▶ Exercise aim: Pictures must not be retyped. Return exactly the lines from the one with "Reproduce this diagram with TikZ." through the one with "at (572, 26)", both included, and no others.

▶ Data lines:
※ ※ ※

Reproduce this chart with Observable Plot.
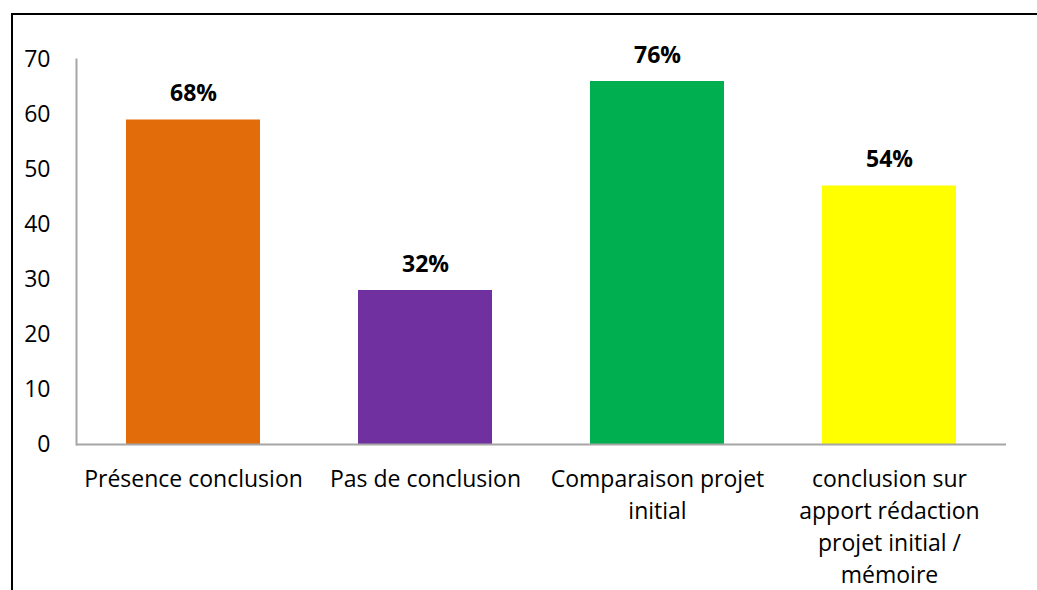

※ ※ ※

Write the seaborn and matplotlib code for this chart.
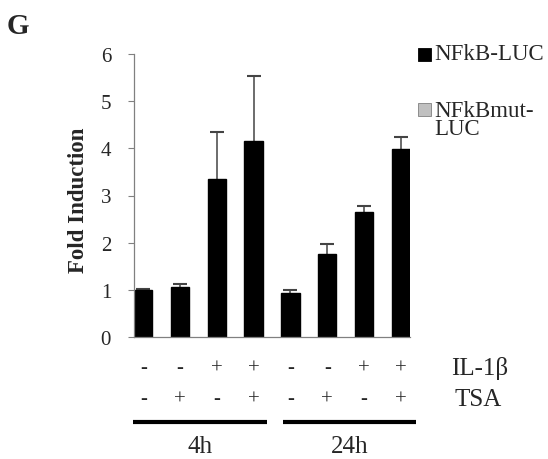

※ ※ ※

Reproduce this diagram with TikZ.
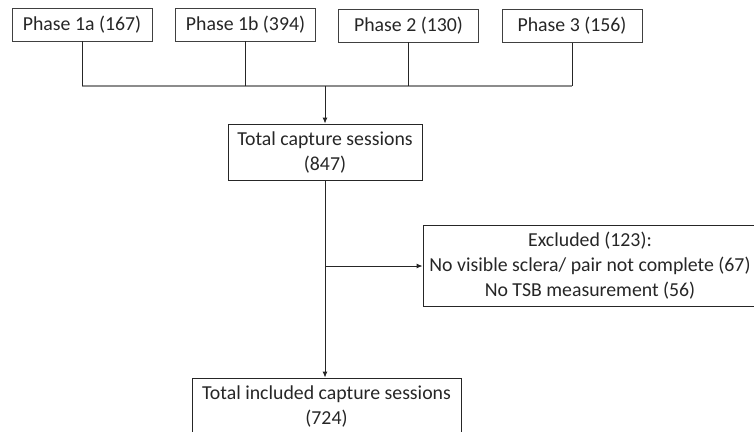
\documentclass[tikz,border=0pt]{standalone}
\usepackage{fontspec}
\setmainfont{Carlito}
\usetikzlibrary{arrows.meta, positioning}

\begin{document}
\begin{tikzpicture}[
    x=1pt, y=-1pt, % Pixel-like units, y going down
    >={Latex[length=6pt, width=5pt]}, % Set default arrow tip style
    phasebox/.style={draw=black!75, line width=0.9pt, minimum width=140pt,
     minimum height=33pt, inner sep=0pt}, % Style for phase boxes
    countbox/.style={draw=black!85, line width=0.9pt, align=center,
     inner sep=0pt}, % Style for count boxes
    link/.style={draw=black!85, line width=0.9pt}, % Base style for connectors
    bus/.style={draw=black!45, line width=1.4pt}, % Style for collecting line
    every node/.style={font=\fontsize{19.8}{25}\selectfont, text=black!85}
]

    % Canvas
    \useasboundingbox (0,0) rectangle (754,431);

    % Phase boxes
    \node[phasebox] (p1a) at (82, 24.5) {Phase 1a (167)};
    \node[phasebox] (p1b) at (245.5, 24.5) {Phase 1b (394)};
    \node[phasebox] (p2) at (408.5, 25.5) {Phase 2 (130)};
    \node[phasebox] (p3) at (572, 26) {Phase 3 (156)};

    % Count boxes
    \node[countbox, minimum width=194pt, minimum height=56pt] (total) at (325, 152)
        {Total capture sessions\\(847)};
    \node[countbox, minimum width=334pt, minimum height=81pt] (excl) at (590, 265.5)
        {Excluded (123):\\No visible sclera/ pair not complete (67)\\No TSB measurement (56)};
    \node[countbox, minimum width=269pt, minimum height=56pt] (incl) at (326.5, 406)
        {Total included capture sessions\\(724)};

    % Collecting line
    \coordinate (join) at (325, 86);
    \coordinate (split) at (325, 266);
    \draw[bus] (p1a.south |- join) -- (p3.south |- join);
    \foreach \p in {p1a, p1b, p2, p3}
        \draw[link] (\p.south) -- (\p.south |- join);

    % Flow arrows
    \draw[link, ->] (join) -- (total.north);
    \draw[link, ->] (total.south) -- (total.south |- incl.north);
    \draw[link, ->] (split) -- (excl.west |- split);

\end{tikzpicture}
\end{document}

※ ※ ※

▶ Correct response:
Reproduce this diagram with TikZ.
\documentclass[tikz,border=0pt]{standalone}
\usepackage{fontspec}
\setmainfont{Carlito}
\usetikzlibrary{arrows.meta, positioning}

\begin{document}
\begin{tikzpicture}[
    x=1pt, y=-1pt, % Pixel-like units, y going down
    >={Latex[length=6pt, width=5pt]}, % Set default arrow tip style
    phasebox/.style={draw=black!75, line width=0.9pt, minimum width=140pt,
     minimum height=33pt, inner sep=0pt}, % Style for phase boxes
    countbox/.style={draw=black!85, line width=0.9pt, align=center,
     inner sep=0pt}, % Style for count boxes
    link/.style={draw=black!85, line width=0.9pt}, % Base style for connectors
    bus/.style={draw=black!45, line width=1.4pt}, % Style for collecting line
    every node/.style={font=\fontsize{19.8}{25}\selectfont, text=black!85}
]

    % Canvas
    \useasboundingbox (0,0) rectangle (754,431);

    % Phase boxes
    \node[phasebox] (p1a) at (82, 24.5) {Phase 1a (167)};
    \node[phasebox] (p1b) at (245.5, 24.5) {Phase 1b (394)};
    \node[phasebox] (p2) at (408.5, 25.5) {Phase 2 (130)};
    \node[phasebox] (p3) at (572, 26) {Phase 3 (156)};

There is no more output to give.